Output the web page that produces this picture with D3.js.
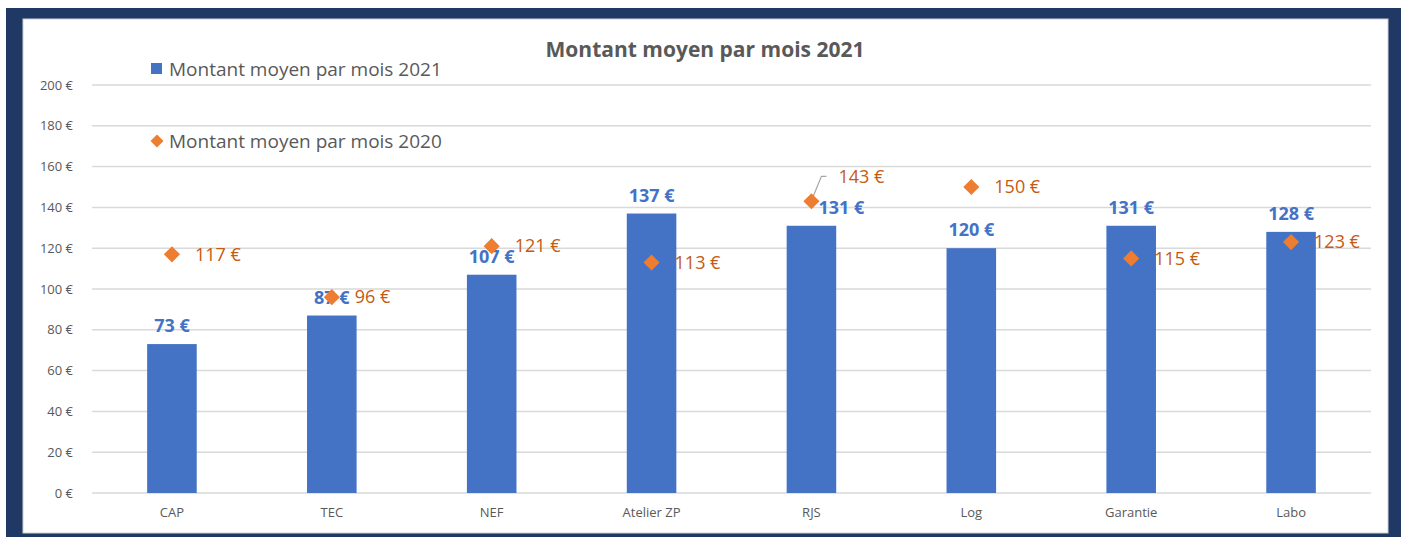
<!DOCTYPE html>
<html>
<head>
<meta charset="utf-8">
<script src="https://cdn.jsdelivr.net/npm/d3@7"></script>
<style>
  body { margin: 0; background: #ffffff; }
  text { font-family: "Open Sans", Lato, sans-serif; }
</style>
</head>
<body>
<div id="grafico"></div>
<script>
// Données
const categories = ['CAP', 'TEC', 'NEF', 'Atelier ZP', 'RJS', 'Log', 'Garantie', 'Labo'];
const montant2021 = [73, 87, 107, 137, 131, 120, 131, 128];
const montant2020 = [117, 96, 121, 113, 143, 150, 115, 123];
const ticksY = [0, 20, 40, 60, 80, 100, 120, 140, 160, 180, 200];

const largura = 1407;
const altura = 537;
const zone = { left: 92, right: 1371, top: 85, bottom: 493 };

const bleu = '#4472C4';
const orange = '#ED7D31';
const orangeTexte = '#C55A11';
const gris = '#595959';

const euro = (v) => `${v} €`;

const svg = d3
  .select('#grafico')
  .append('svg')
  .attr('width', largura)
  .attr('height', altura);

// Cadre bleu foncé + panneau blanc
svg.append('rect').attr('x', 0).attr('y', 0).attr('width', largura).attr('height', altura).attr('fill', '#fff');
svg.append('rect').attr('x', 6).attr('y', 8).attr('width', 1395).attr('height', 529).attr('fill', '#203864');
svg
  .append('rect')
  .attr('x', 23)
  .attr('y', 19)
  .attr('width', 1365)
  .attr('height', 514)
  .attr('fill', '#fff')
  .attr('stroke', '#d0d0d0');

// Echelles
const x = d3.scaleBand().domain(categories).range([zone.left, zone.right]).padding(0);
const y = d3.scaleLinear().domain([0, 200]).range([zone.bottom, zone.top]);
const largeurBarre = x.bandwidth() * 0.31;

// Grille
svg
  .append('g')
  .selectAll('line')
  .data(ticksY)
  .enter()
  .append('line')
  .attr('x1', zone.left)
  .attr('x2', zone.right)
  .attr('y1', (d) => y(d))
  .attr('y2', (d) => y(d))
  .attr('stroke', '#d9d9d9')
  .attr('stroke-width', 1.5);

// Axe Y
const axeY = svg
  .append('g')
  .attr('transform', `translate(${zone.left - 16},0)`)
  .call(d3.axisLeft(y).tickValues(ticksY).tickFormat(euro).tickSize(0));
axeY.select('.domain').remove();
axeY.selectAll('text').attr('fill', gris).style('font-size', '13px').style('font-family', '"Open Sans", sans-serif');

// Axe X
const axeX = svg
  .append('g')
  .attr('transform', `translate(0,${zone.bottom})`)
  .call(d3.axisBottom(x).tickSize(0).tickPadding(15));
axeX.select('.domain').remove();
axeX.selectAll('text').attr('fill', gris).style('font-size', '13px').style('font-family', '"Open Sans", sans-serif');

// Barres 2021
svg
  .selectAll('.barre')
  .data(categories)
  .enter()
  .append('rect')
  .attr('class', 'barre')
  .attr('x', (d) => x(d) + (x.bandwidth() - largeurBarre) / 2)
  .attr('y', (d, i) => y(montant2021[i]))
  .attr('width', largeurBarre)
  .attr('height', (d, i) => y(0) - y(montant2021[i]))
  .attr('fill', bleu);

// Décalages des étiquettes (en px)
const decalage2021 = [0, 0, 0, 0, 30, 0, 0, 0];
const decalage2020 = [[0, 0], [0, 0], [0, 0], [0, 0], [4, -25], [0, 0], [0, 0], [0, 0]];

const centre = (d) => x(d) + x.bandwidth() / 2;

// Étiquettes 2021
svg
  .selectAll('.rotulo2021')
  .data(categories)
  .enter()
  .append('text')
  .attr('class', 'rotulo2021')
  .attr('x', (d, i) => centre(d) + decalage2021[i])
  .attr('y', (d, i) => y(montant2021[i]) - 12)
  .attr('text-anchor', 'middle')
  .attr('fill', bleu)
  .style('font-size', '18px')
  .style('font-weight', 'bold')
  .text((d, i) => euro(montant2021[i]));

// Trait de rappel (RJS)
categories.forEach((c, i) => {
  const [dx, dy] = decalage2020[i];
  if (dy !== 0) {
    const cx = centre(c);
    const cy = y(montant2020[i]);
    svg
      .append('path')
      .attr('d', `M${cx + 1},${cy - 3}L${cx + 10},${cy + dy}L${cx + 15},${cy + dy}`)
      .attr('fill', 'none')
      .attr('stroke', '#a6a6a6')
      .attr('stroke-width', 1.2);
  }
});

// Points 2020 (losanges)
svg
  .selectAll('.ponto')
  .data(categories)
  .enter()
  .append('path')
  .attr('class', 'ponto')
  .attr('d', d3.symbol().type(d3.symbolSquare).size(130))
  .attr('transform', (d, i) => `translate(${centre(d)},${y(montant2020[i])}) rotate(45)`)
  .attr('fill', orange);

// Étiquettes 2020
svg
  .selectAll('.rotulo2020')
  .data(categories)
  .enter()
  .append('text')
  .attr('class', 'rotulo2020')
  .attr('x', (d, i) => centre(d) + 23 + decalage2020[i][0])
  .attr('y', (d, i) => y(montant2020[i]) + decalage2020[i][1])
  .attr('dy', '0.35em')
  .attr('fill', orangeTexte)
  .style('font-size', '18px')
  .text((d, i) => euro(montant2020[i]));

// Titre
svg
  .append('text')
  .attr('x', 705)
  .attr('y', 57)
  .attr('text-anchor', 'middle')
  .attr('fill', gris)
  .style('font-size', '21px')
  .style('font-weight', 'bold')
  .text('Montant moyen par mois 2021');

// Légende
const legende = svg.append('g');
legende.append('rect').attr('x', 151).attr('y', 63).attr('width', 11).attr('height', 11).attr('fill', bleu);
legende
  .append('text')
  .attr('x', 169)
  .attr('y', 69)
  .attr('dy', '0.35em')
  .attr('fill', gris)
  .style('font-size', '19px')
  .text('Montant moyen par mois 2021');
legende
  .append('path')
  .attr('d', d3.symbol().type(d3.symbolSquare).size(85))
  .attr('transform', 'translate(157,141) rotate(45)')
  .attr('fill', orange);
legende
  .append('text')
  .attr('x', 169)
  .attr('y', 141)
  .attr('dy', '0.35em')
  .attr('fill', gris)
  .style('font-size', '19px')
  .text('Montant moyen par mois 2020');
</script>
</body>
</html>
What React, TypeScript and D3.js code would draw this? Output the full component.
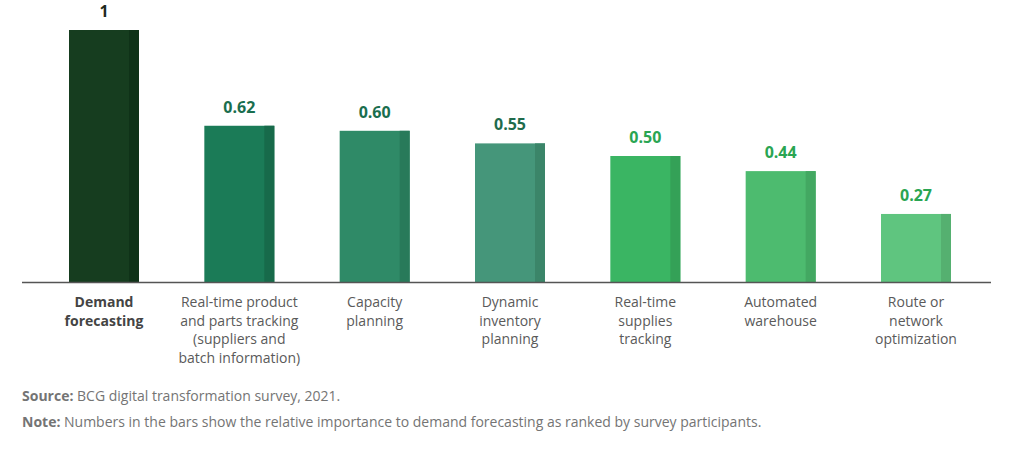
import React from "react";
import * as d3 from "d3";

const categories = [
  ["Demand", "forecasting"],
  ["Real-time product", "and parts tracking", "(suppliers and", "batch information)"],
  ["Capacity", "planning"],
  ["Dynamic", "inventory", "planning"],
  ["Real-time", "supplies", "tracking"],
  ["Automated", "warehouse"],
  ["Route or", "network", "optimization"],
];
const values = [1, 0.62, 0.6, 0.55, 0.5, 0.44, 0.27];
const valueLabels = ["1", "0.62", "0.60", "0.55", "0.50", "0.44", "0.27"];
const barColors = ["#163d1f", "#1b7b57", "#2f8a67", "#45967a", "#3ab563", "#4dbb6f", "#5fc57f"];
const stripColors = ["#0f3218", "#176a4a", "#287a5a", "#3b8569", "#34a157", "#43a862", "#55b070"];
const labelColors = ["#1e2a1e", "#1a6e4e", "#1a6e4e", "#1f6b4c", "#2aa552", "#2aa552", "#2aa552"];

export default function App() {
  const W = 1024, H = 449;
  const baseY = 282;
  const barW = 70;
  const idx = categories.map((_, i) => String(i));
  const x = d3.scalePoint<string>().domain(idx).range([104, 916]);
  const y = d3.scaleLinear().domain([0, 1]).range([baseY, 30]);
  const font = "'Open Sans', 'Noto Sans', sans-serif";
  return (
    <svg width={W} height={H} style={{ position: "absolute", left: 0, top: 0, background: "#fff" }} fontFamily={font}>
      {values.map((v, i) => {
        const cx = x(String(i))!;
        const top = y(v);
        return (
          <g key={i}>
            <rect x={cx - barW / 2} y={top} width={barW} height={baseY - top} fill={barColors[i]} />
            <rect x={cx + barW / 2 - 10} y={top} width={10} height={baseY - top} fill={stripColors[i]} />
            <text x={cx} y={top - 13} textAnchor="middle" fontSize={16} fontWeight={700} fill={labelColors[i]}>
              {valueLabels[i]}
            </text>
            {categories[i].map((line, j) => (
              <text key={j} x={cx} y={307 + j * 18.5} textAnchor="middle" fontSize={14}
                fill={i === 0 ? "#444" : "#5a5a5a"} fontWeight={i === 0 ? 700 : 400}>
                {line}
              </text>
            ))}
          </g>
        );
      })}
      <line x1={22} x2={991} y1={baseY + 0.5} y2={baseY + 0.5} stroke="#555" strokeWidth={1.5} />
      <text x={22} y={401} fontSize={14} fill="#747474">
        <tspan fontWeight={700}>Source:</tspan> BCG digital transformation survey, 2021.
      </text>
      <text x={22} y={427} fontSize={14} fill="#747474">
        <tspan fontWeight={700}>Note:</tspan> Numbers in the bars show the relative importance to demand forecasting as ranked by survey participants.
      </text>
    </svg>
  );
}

□ □ □ □ □ □ □

- [JOB]: Check each line of the records for the word "this", and show the lines that contain it.

- [REPLY]:
Output the web page that produces this picture with D3.js.
What React, TypeScript and D3.js code would draw this? Output the full component.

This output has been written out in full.